A decisão até que faz sentido. Há um legado da Apple de 8 anos enviando carregadores e cabos que ainda funcionam com os celulares lançados nesta terça e a fabricante é a que tem os consumidores mais fiéis — ou seja, muita gente que já tem um iPhone provavelmente está municiado de carregadores e fones, que tendem ao fundo das gavetas. Além disso, o fato dribla os diferentes padrões de tomada existentes ao redor do mundo e a necessidade de fabricação de diferentes modelos.

O verde morre na praia

Mas o sentido por trás do anúncio acaba quando analisa-se o grosso dos produtos da empresa. O apelo verde morre na praia já com a existência do Lightning. Concorrentes, principalmente nos modelos topo de linha, estão há anos enviando smartphones com entradas do tipo USB-C, compatíveis com mais fones de ouvido, carregadores e cabos. A Apple trabalha com esse tipo de entrada em alguns de seus produtos, como iPads Air e Pro, além dos Macbooks.

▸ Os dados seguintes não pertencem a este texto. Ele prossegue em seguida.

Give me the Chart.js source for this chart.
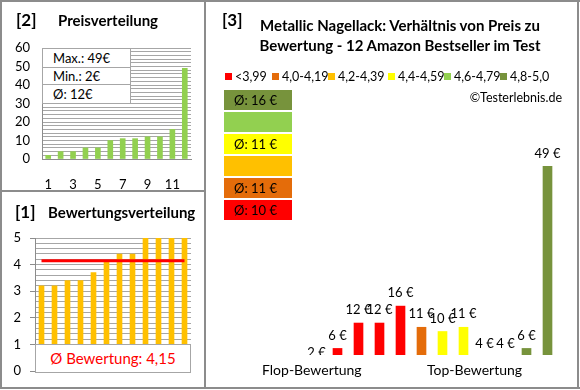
<!DOCTYPE html>
<html>
<head>
<meta charset="utf-8">
<script src="https://cdn.jsdelivr.net/npm/chart.js@4/dist/chart.umd.min.js"></script>
<style>
  html, body { margin:0; padding:0; background:#fff; }
  body { width:580px; height:390px; position:relative; overflow:hidden; font-family:'Lato','Liberation Sans',sans-serif; color:#000; }
  .abs { position:absolute; }
  canvas { position:absolute; }
  .ttl { position:absolute; font-weight:bold; white-space:nowrap; }
  .line { position:absolute; background:#8c8c8c; }
</style>
</head>
<body>
<script>
// ---------- data ----------
const priceCategories = ['1','2','3','4','5','6','7','8','9','10','11','12'];
const priceValues     = [2, 4, 4, 6, 6, 10, 11, 11, 12, 12, 16, 49];
const ratingValues    = [3.2, 3.2, 3.4, 3.4, 3.7, 4.1, 4.4, 4.4, 5.0, 5.0, 5.0, 5.0];
const ratingAverage   = 4.15;
const ratioPrices     = [2, 6, 12, 12, 16, 11, 10, 11, 4, 4, 6, 49];
const classLabels     = ['<3,99', '4,0-4,19', '4,2-4,39', '4,4-4,59', '4,6-4,79', '4,8-5,0'];
const classLower      = [0, 4.0, 4.2, 4.4, 4.6, 4.8];
const classColors     = ['#FF0000', '#E46C0A', '#FFC000', '#FFFF00', '#92D050', '#77933C'];
</script>

<div class="line" style="left:0;top:0;width:580px;height:2px"></div>
<div class="line" style="left:0;top:387px;width:580px;height:2px"></div>
<div class="line" style="left:0;top:0;width:2px;height:389px"></div>
<div class="line" style="left:577px;top:0;width:2px;height:389px"></div>
<div class="line" style="left:204px;top:0;width:2px;height:389px"></div>
<div class="line" style="left:0;top:190px;width:205px;height:2px"></div>

<canvas id="c1" width="205" height="191" style="left:0;top:0;width:205px;height:191px"></canvas>
<canvas id="c2" width="205" height="197" style="left:0;top:191px;width:205px;height:197px"></canvas>
<canvas id="c3" width="372" height="388" style="left:206px;top:0;width:372px;height:388px"></canvas>

<div class="ttl" style="left:16px;top:9px;font-size:17px">[2]</div>
<div class="ttl" style="left:58px;top:11px;font-size:15px">Preisverteilung</div>
<div class="ttl" style="left:15px;top:201px;font-size:17px">[1]</div>
<div class="ttl" style="left:48px;top:203px;font-size:15px">Bewertungsverteilung</div>
<div class="ttl" style="left:222px;top:9px;font-size:17px">[3]</div>
<div class="ttl" style="left:230px;top:15px;width:340px;text-align:center;font-size:15px;line-height:20px">Metallic Nagellack: Verhältnis von Preis zu<br>Bewertung - 12 Amazon Bestseller im Test</div>

<div id="stats" class="abs" style="left:42px;top:48px;width:87px;height:54px;background:#fff;border:1px solid #a6a6a6;font-size:13px"></div>
<div id="avgbox" class="abs" style="left:35px;top:344px;width:154px;height:27px;background:#fff;border:1px solid #a6a6a6;color:#FF0000;font-size:15px;text-align:center;line-height:27px"></div>
<div id="legend"></div>
<div id="classboxes"></div>
<div class="abs" style="left:440px;top:90px;width:122px;text-align:right;font-size:12.5px">©Testerlebnis.de</div>
<div class="abs" style="left:262px;top:361px;font-size:14px;">Flop-Bewertung</div>
<div class="abs" style="left:427px;top:361px;font-size:14px;">Top-Bewertung</div>

<script>
Chart.defaults.font.family = "'Lato','Liberation Sans',sans-serif";
Chart.defaults.color = '#000';
Chart.defaults.animation = false;

const gridGray = '#a6a6a6';
const fmt = n => Math.round(n);

// ---------- stats box ----------
const pMax = Math.max(...priceValues), pMin = Math.min(...priceValues);
const pAvg = priceValues.reduce((a,b)=>a+b,0) / priceValues.length;
const statRows = ['Max.: ' + pMax + '€', 'Min.: ' + pMin + '€', 'Ø: ' + fmt(pAvg) + '€'];
const rowH = [19, 17, 18];
document.getElementById('stats').innerHTML = statRows.map((t,i) =>
  `<div style="height:${rowH[i]}px;line-height:${rowH[i]}px;padding-left:10px;${i<2?'border-bottom:1px solid #a6a6a6;':''}box-sizing:border-box">${t}</div>`).join('');

document.getElementById('avgbox').textContent = 'Ø Bewertung: ' + ratingAverage.toFixed(2).replace('.', ',');

// ---------- legend ----------
const legX = [225, 272, 328, 388, 444, 500];
document.getElementById('legend').innerHTML = classLabels.map((l,i) =>
  `<div class="abs" style="left:${legX[i]}px;top:73px;width:7px;height:7px;background:${classColors[i]}"></div>` +
  `<div class="abs" style="left:${legX[i]+10}px;top:69px;font-size:12.5px;line-height:15px;white-space:nowrap">${l}</div>`).join('');

// ---------- class boxes ----------
function classOf(r){ let c = 0; for (let k=0;k<classLower.length;k++) if (r >= classLower[k] - 1e-9) c = k; return c; }
const barColors = ratingValues.map(r => classColors[classOf(r)]);
let boxes = '';
for (let k = classLabels.length - 1, row = 0; k >= 0; k--, row++) {
  const prices = ratioPrices.filter((p,i) => classOf(ratingValues[i]) === k);
  const txt = prices.length ? 'Ø: ' + fmt(prices.reduce((a,b)=>a+b,0)/prices.length) + ' €' : '';
  boxes += `<div class="abs" style="left:224px;top:${90+row*22}px;width:68px;height:20px;background:${classColors[k]};font-size:13px;line-height:20px;padding-left:10px;box-sizing:border-box">${txt}</div>`;
}
document.getElementById('classboxes').innerHTML = boxes;

// ---------- chart 1: Preisverteilung ----------
new Chart(document.getElementById('c1'), {
  type: 'bar',
  data: { labels: priceCategories, datasets: [{ data: priceValues, backgroundColor: '#92D050', barThickness: 5 }] },
  options: {
    responsive: false,
    layout: { padding: { left: 0, right: 14, top: 48, bottom: 0 } },
    plugins: { legend: { display: false }, tooltip: { enabled: false } },
    scales: {
      x: {
        grid: { display: false },
        border: { display: true, color: '#8c8c8c' },
        ticks: { autoSkip: false, maxRotation: 0, padding: 10, font: { size: 13 },
                 callback: (v, i) => (i % 2 === 0 ? priceCategories[i] : '') },
        afterFit: s => { s.height = 32; }
      },
      y: {
        min: 0, max: 60,
        grid: { color: gridGray, drawTicks: false },
        border: { display: true, color: '#8c8c8c' },
        ticks: { stepSize: 2, autoSkip: false, padding: 12, font: { size: 13 },
                 callback: v => (v % 10 === 0 ? v : '') },
        afterFit: s => { s.width = 42; }
      }
    }
  }
});

// ---------- chart 2: Bewertungsverteilung ----------
const isInt = v => Math.abs(v - Math.round(v)) < 1e-6;
new Chart(document.getElementById('c2'), {
  data: {
    labels: priceCategories,
    datasets: [
      { type: 'line', data: priceCategories.map(() => ratingAverage), borderColor: '#FF0000', borderWidth: 3, pointRadius: 0, order: 0 },
      { type: 'bar', data: ratingValues, backgroundColor: '#FFC000', barThickness: 5, order: 1 }
    ]
  },
  options: {
    responsive: false,
    layout: { padding: { left: 0, right: 14, top: 47, bottom: 16 } },
    plugins: { legend: { display: false }, tooltip: { enabled: false } },
    scales: {
      x: { display: false },
      y: {
        min: 0, max: 5,
        grid: { color: gridGray, tickLength: 5,
                tickColor: c => (isInt(c.tick.value) ? '#8c8c8c' : 'rgba(0,0,0,0)') },
        border: { display: true, color: '#8c8c8c' },
        ticks: { stepSize: 0.2, autoSkip: false, padding: 9, font: { size: 13 },
                 callback: v => (isInt(v) ? Math.round(v) : '') },
        afterFit: s => { s.width = 35; }
      }
    }
  }
});

// ---------- chart 3: Preis zu Bewertung ----------
const valueLabels = {
  id: 'valueLabels',
  afterDatasetsDraw(chart) {
    const ctx = chart.ctx, area = chart.chartArea, ys = chart.scales.y;
    const meta = chart.getDatasetMeta(0);
    ctx.save();
    ctx.beginPath();
    ctx.rect(0, 0, chart.width, area.bottom);
    ctx.clip();
    ctx.font = "13px 'Lato','Liberation Sans',sans-serif";
    ctx.fillStyle = '#000';
    ctx.textAlign = 'center';
    ctx.textBaseline = 'middle';
    meta.data.forEach((bar, i) => {
      const v = chart.data.datasets[0].data[i];
      ctx.fillText(v + ' €', bar.x, ys.getPixelForValue(v) - 13);
    });
    ctx.restore();
  }
};
new Chart(document.getElementById('c3'), {
  type: 'bar',
  data: { labels: priceCategories, datasets: [{ data: ratioPrices, backgroundColor: barColors, barThickness: 9 }] },
  options: {
    responsive: false,
    layout: { padding: { left: 100, right: 20, top: 141, bottom: 33 } },
    plugins: { legend: { display: false }, tooltip: { enabled: false } },
    scales: {
      x: { display: false, offset: true },
      y: { display: false, min: 4.45, max: 55 }
    }
  },
  plugins: [valueLabels]
});
</script>
</body>
</html>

Por que não enviar smartphones com uma entrada amplamente disponível no mercado se o objetivo é reduzir o lixo eletrônico? Se o foco é reduzir emissões por que permitir que usuários precisem de dois cabos diferentes para carregar um iPad e um iPhone?

Por que não fazer isso com o longo histórico de adaptadores, “dongles” e uma série de outros equipamentos que a empresa vende para que donos de laptops possam ter conectividade?

No final, é possível carregar um Samsung, um Chromebook e um iPad com um mesmo cabo, mas o iPhone não. Isso sem tocar no ponto que novos iPhones serão enviados com um cabo do tipo USB-C para Lightning, um padrão que a empresa só começou a enviar nos carregadores de 2019, diminuindo a prevalência desses acessórios para muito abaixo dos 2 bilhões anunciados pela fabricante.

Usuários que precisarem do novo modelo, que é compatível com os cabos que a empresa agora envia em todos os smartphones, precisarão colocar a mão no bolso para comprar um produto adicional, com embalagem, envio e lixo adicionais.

“A verdade é que a Apple é mestre em vender gadgets adicionais”, afirma Arthur Igreja, especialista em tecnologia e inovação e professor convidado da FGV. “Hoje, quem compra um Mac não consegue fazer nada com ele sem adquirir adaptador para HDMI e USB, por exemplo.”

Durante a WWDC 2019, a última conferência de desenvolvedores da empresa realizada fisicamente em San José, na Califórnia, sobravam adaptadores para cabos ethernet nas mesas e nos computadores dos participantes do evento.

Para Renato Meireles, analista de mercado da consultoria IDC, é preciso levar em consideração que componentes, como tela, memória e acessórios, têm um custo para fabricantes de dispositivos móveis. “Até que ponto isso está relacionado a uma estratégia específica em questões ambientais e até que ponto isso reflete um planejamento de custo e margem em relação ao preço praticado do produto no mercado?”, disse. 

Os novos iPhones foram lançados por valores semelhantes aos do ano passado, com alguns modelos tendo preços mais altos. Em países como o Brasil, fortemente impactado pela desvalorização de moeda, os preços dos modelos lançados no ano passado subiram.

A Apple tem um marketing forte voltado para sustentabilidade. Frequentemente, a empresa afirma que substitui componentes como PVC por resíduos menos tóxicos, ou mesmo que utiliza materiais recicláveis na composição de novos aparelhos.

Recentemente, a empresa até se envolveu em um processo legal contra uma companhia no Canadá que deveria reciclar dispositivos da marca, mas que, na realidade, estava recauchutando os aparelhos e vendendo no mercado paralelo. A Apple acionou a empresa na Justiça.

“Sabemos bem que [o discurso] envolve redução do custo de produção, fabricação de menos itens e aumento de margem. É mais um argumento conveniente da marca”, afirma Igreja, da FGV.

É, sim, importante reduzir a fabricação de eletrônicos que viram, invariavelmente, lixo eletrônico. Mas a Apple tem um longo histórico para olhar se quiser mesmo solucionar esse problema.